What is Driving Additive Manufacturing of Production Parts?

 Primarily the key driver of bringing additive manufacturing to the world of production parts has been the expansion of materials. For a company like Stratasys, being able to bring to market tough durable plastics like nylon and ultem for their fuse deposition modeling technology has opened the door to printing jigs, fixtures, check gauges, functional prototypes, hydroforming, and training guides. Soluble support materials have given users the ability to try printing complex parts with the intent of washing away support material, leaving a carbon fiber wrap or an electroplated part. Also the advancements in the 3D printing systems have come a long way. Some of the Fortus production line printers Stratasys offers allows build accuracy down to .005 of an inch with very high build part repeatability.

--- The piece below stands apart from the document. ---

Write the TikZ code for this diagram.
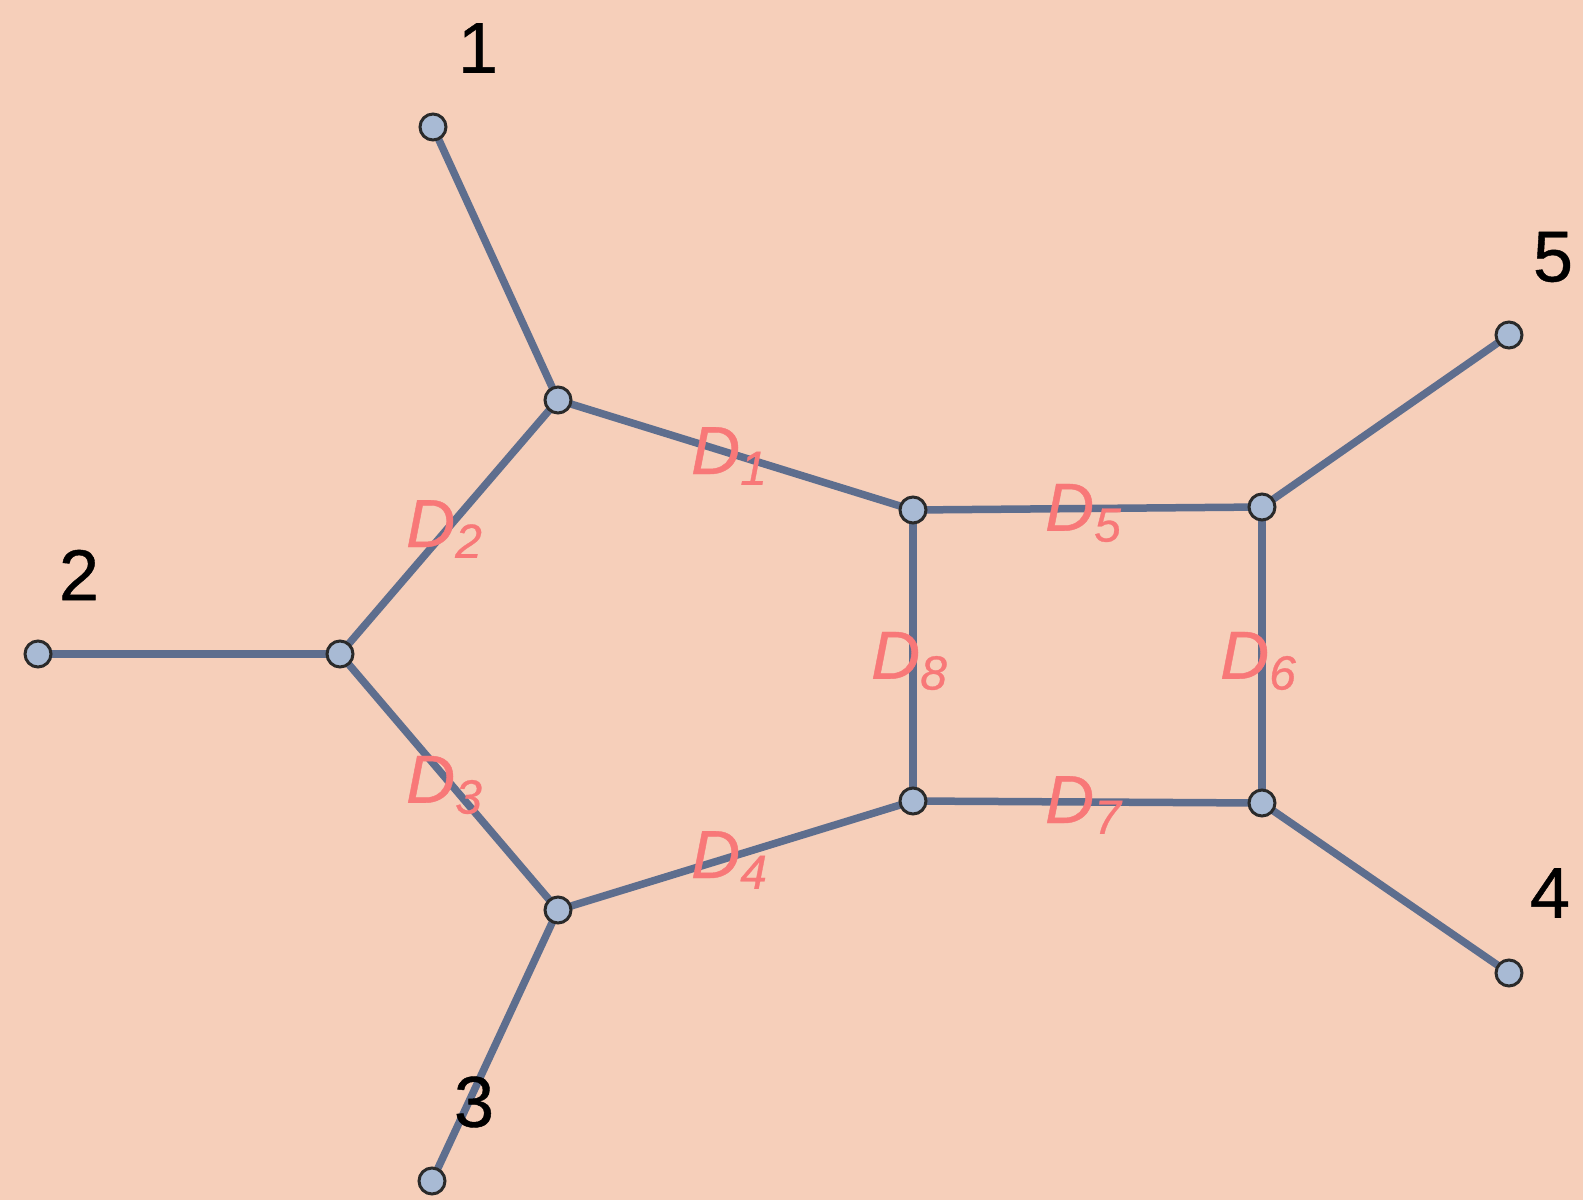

Using Polyjet technology for production parts has also been driven by advancements in the photopolymer materials. By combining different materials to create what Stratasys calls their “digital ABS” users can print molds to be used in low volume injection molding, silicone molding, or blow molding. Parts can be produced that are of the exact plastic a customer desires which is great if you need a small batch of replacement parts or would like to do functional testing on a part made of the exact same material as the one you are planning on bringing to mass production.

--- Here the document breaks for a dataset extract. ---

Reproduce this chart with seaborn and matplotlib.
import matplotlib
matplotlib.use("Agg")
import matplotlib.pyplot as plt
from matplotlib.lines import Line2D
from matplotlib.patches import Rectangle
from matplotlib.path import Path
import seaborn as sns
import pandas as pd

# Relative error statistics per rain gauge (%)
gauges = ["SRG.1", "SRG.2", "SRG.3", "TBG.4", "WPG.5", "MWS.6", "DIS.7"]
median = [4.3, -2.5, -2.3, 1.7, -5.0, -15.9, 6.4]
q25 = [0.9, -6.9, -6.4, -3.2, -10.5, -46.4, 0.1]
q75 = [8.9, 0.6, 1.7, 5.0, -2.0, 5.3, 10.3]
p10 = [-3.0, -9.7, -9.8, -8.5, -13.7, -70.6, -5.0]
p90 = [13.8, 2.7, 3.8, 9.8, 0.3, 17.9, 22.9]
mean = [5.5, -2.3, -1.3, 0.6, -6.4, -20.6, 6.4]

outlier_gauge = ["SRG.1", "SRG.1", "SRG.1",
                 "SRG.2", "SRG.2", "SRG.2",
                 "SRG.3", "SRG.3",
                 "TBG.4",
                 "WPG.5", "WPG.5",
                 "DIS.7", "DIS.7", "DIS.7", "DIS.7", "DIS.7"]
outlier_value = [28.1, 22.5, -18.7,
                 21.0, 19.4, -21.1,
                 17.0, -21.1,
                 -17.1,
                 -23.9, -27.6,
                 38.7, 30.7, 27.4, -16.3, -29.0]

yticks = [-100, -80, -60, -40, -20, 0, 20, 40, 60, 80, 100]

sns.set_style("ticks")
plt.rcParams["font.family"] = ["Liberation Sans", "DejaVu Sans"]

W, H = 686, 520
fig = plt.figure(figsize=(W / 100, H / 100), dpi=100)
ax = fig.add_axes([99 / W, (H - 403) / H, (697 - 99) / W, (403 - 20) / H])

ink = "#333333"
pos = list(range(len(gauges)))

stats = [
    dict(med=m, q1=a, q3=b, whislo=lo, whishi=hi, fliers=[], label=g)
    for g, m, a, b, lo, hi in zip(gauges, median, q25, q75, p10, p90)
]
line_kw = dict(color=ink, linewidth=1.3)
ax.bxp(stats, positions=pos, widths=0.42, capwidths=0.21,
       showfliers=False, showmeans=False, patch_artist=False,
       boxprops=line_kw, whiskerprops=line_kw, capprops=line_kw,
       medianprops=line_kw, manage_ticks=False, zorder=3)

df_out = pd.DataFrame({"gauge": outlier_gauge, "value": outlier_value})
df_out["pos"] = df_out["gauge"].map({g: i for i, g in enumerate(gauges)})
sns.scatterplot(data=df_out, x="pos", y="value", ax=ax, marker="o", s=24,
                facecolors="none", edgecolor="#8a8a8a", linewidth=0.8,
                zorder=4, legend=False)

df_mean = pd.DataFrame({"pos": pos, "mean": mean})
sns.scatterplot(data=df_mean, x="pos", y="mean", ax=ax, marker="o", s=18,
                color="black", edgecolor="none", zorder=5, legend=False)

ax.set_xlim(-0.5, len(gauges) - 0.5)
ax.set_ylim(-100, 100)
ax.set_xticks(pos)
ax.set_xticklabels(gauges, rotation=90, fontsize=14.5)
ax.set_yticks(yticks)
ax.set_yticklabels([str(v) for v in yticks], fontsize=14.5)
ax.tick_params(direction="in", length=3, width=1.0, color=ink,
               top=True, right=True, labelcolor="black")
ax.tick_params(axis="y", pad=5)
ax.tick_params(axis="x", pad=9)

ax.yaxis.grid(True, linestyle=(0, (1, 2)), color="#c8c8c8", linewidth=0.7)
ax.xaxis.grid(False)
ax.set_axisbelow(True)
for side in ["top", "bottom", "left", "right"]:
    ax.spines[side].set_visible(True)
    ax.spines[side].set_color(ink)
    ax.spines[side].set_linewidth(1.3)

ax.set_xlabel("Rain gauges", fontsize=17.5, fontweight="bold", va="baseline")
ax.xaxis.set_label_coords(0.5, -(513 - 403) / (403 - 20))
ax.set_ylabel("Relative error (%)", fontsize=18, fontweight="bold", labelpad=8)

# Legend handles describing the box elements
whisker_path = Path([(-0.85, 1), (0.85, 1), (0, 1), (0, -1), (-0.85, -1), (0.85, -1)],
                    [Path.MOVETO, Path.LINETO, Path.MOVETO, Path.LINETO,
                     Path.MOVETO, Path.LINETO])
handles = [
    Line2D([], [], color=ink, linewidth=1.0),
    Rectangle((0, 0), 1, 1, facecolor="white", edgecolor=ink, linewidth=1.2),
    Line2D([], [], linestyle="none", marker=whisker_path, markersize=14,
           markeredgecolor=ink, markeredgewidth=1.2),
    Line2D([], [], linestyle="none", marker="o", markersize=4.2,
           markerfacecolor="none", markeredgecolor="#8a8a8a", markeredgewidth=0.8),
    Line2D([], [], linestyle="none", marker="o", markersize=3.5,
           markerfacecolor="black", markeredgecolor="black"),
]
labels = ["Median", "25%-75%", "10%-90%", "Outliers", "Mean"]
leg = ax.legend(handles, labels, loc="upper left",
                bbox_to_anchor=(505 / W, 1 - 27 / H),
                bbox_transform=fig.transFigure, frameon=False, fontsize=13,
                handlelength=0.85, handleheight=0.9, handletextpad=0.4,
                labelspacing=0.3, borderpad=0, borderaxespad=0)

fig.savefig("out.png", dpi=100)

What Benefits are Users Seeing?

For the most part after users have decided that additive manufacturing is a good fit for their production applications, benefits are seen in three main areas, time saving, cost saving, and increase in design freedom. When implementing additive manufacturing to production the first benefit most users see initial is time saving. With traditional manufacturing methods production floor engineers and their managers rely on when their CNC shop is available for tooling, or reaching out to another vendor to produce the parts needed. By bringing a 3D printer in house you now have access to a technology that can quickly and effectively build parts and avoid nagging project delays. Cost savings in most cases is the main driving factor for implementation of additive technologies. By being able to produce things like low volume injection molds, functional prototypes for testing, and on demand replacement parts, costly traditional means of manufacturing can be avoided. Rather than tooling a block of aluminum for an injection mold prototype, why not print a mold that is a fraction of the cost? Or reduce the need to carry a large replacement inventory in your warehouse because now you can print replacement parts when you need them. Last, users of additive manufacturing are seeing a drastic increase in innovation. Parts that come off a 3D printer have little to no design constraints, so if a worker needs a specific design for a fixture it’s very easy to meet the demands of the worker.

The needs of the manufacturing floor engineer are constantly evolving as the demands for optimizing production go up. This intern leads many engineers to ask the simple question “how can we do this better”. The answer to that question often times results in an answer that includes additive manufacturing.